According to the evaluative theory, negative emotions are not naturally unpleasant. Rather, what we think about the source causing our emotions can create unpleasantness. Put differently, it is a mistake to think that an emotion alone is unpleasant. In fact, it is the emotion plus the source of the emotion that creates an unpleasant experience.
Negative emotion ≠ unpleasantness
Negative emotion + negative source producing the emotion = unpleasantness
For example, suppose a person learns that she must give a speech before a large audience. She feels fear. She may believe that the emotion of fear itself is inherently negative.
But the evaluative theory says the impending speech combined with the emotion of fear makes the situation unpleasant. This explains why the same person might feel fear as she reads a book about a character who is being chased, yet enjoys the story because she is able to discount the situation within the book— the object of the emotion.
Another explanation for the paradox comes from Katerina Bantinaki.
Batanaki argues that although fiction might cause unpleasant emotions, the overall experience can be positive. The consumption of horror fiction involves experiencing several mental states at once. She makes a distinction between two types of pleasure: affective pleasure and attitudinal pleasure.
Affective pleasure is caused by physiological states that produce or increase positive emotions.
Attitudinal pleasure is more nuanced, related to the forecasting of our goals and desires. It results from approval toward a situation or state of affairs, even if the situation does not involve emotional pleasure.
When encountering horror fiction, we experience fear in a safe environment. Throughout the experience, we learn to cope with a negative emotion. Our ability to navigate and overcome an unpleasant experience is an attitudinal pleasure.

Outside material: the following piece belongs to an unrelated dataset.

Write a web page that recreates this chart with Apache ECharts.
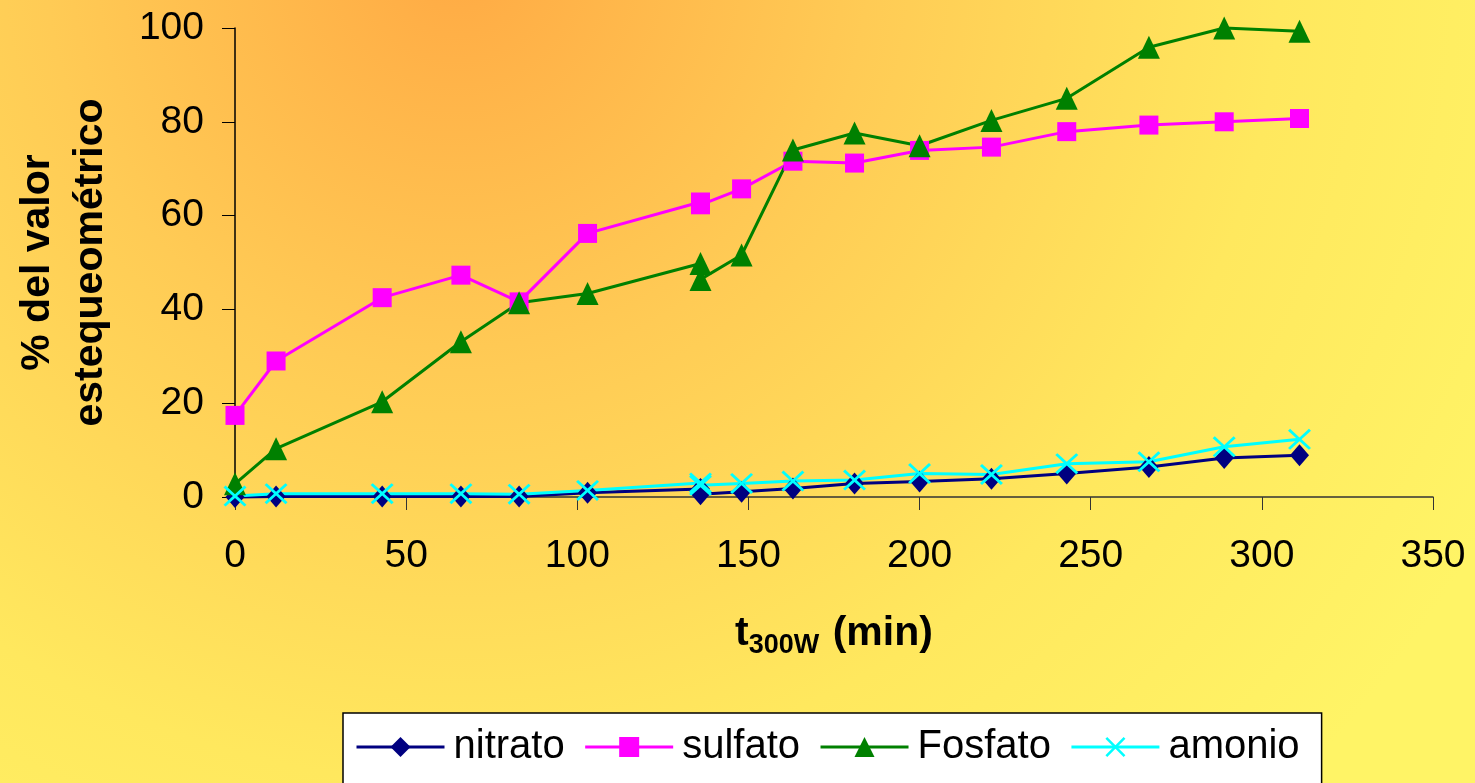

Moreover, Bantinaki says, “Fear makes us feel alive.” When we encounter horror fiction, we experience a state of arousal— elevated heart rate, focused attention, and a sense of living in the moment that we would not otherwise feel without the cost of being in a high-stakes situation with real danger. The pleasure we experience from a state of heightened arousal and approval of our ability to sit through the situation outweighs the unpleasantness resulting from the emotional experience.
Horror fiction allows us to live in the moment, our attention focused only on the current experience. It provides the benefits of fear with none of the costs.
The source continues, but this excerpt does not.